Consumers are feeling the pinch as oil has jumped to more than $100 a barrel following Russia’s invasion of Ukraine. But the actual war in Ukraine, the financial sanctions targeting Russia and the spread of the omicron variant in China have all had even more of a direct impact on oil demand than those elevated prices, according to the bank.

“High prices are clearly not the only demand-destructive force in the world at the moment,” JPMorgan analysts including Natasha Kaneva wrote in a note Thursday.

JPMorgan cut its second-quarter demand forecast by 1.1 million barrels a day, and reduced the outlook for both of the two remaining quarters by about 500,000 barrels.
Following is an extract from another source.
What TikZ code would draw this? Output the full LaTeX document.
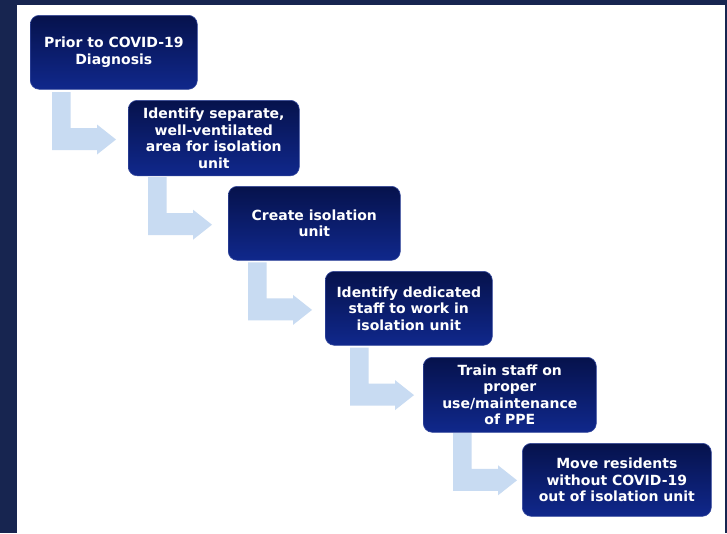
\documentclass[tikz,border=0pt]{standalone}
\usepackage{fontspec}
\setmainfont{DejaVu Sans}
\definecolor{framec}{RGB}{23,37,80}
\definecolor{boxtop}{RGB}{6,18,76}
\definecolor{boxbot}{RGB}{16,40,140}
\definecolor{arrowc}{RGB}{200,219,242}
\begin{document}
\begin{tikzpicture}[x=1pt,y=-1pt,
  stepbox/.style={rounded corners=9pt, top color=boxtop, bottom color=boxbot,
    draw=boxbot!85!white, line width=0.6pt, text=white, align=center, inner sep=0pt,
    anchor=north west, font=\bfseries\fontsize{14}{16.5}\selectfont},
  bentarrow/.style={fill=arrowc}]
\useasboundingbox (0,0) rectangle (727,533);
\fill[framec] (0,0) rectangle (727,533);
\fill[white] (17,5) rectangle (725,533);
% bent block arrows
\foreach \dx/\dy in {0/0, 96/85.2, 196/170.4, 298/255.6, 401/340.8}{
  \begin{scope}[shift={(\dx,\dy)}]
    \fill[bentarrow] (52,92) -- (70.5,92) -- (70.5,128) -- (97,128) -- (97,124.5)
      -- (116,139.5) -- (97,154.5) -- (97,150) -- (52,150) -- cycle;
  \end{scope}
}
\node[stepbox, minimum width=167pt, minimum height=74pt] (b1) at (30,15)
  {Prior to COVID-19\\Diagnosis};
\node[stepbox, minimum width=171pt, minimum height=75.5pt] (b2) at (128,100)
  {Identify separate,\\well-ventilated\\area for isolation\\unit};
\node[stepbox, minimum width=172pt, minimum height=74pt] (b3) at (228,186)
  {Create isolation\\unit};
\node[stepbox, minimum width=167pt, minimum height=74pt] (b4) at (325,271)
  {Identify dedicated\\staff to work in\\isolation unit};
\node[stepbox, minimum width=173pt, minimum height=75pt] (b5) at (423,357)
  {Train staff on\\proper\\use/maintenance\\of PPE};
\node[stepbox, minimum width=189pt, minimum height=73pt] (b6) at (522,443)
  {Move residents\\without COVID-19\\out of isolation unit};
\end{tikzpicture}
\end{document}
The “revisions are heavily concentrated in Europe, which remains the epicenter of the geopolitical shock,” the analysts said.

After a month of record high fuel prices, data suggest consumers are starting to react, they said. Brent crude has surged since Russia invaded Ukraine, trading at over $139 a barrel, the highest price since 2008.

READ: Gasoline Demand in U.S. Starts to Show Cracks at Unlikely Time

JPMorgan said its baseline assumptions include the view that the oil market’s “extreme aversion” to Russian crude will subside. It sees “stranded” Russian oil falling to 2 million barrels per day in April and a perpetual 1 million thereafter, compared with as much as 3.5 million in March. The bank said that will lead to an average price of $114 a barrel for Brent in the second quarter and $101 for the rest of the year.